Opinion writer George Skelton misses the irony in slamming the very platform that allows you to read his screeds
Real estate developer Alastair Mactaggart became alarmed about the internet’s threat to personal privacy while chatting with a Google engineer at a cocktail party.
“I asked, ‘What’s this deal with all the privacy stuff? Is it anything to be worried about?'” Mactaggart recalls. “I expected him to say, ‘No, it’s not a big deal.’
“Instead he said, ‘If people only knew how much we know about them, they’d really freak out.'”
“I was taken aback,” the developer says. “That got me interested.”
Now the big internet companies are freaking out over what Mactaggart is doing. He’s threatening to jeopardize the operations of Google, Facebook and the like with a ballot initiative that regulates profiteering off their users’ private data. (snip)
It’s not just the marketing of political candidates that personal data is used for, of course. It’s also employed to market shoes, TV sets, cars, you name it. Companies glean information about your hobbies, age, children, residence, religion, gender and sexual orientation. And they use it to target ads at specific groups.

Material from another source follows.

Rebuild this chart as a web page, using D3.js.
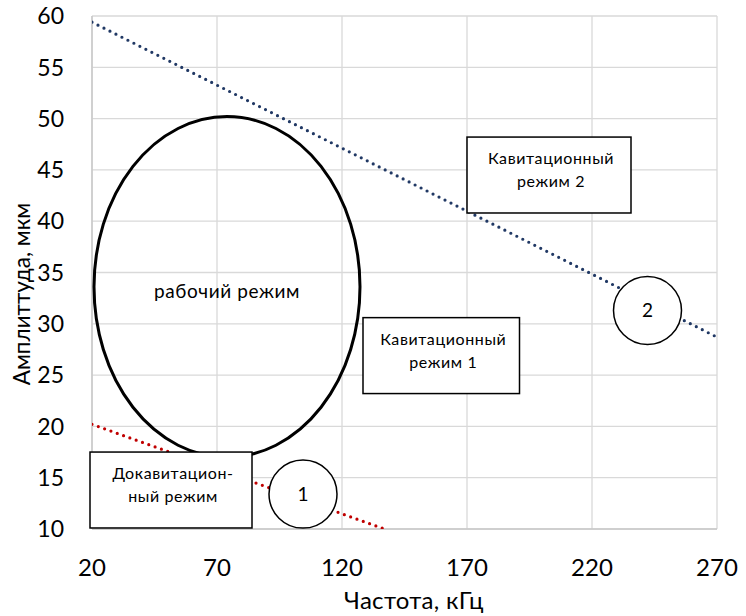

Quite frankly, I’m not sure what the big deal is. I’ve read article after article, and ads mean nothing. This happens in real life all the time. When you buy a car, companies are snagging your registration data, and call to say you need a warranty. It has to be explained to customers all the time that their vehicle warranty is just fine, ignore the calls.
The internet is no longer the infant that needed freedom to innovate and grow unregulated, if it ever was. It has grown into a monster and now needs to be restricted — like the railroads at the turn of the last century and financial institutions during the Great Depression.
And the actual recommendation?
Mactaggart’s initiative would affect companies that earn at least $50 million a year and derive half their annual revenue by peddling personal information.
Consumers would have the right to learn what info is collected. They’d need to be told whether it was disseminated and to whom. They could tell the companies to stop selling or sharing it. They couldn’t be charged more for internet service if they opted out. And they could sue if they were ignored.
OK. I guess. What, exactly, is this going to do? Here’s the real concerning part, the last line
Some regulation is needed. The Wild West days of an uncontrolled internet should be history.
The problem here is that if you give Progressives (nice Fascists) and inch, they’re going to want more and more inches immediately, working hard to get that proverbial mile. It’s a never ending cycle of more and more government involvement, interference, and control.
Oh, and it’s interesting that Liberals are suddenly Very Concerned over tech companies that tend to be very big donors to the Democratic Party collecting lots of data on citizens who use their product for advertising, yet are unconcerned that illegal aliens steal the identities of American citizens and essentially ruin their lives.
If someone wants to explain why this data collection is bad enough to require government, please.
“Some Legislation is needed.” HAHAHAHA!
Our legislators aren’t competent to write law for technology. They are in the wrong generation. They don’t move fast enough or think far enough ahead. They would be playing whack-a-mole with whatever media pet rock comes along while the malefactors have already moved on to the next thing.
The right people to “regulate” on line behavior are the product providers. As long as the internet is voluntary, no regulation is needed. If it becomes non-voluntary, regulation is already too much.
http://time.com/5235340/mark-zuckerberg-testimony-cambridge-analytica/
There’s only one reason to regulate the internet: Donald Trump won the election! That’s all the reason that the anti-free speechers need!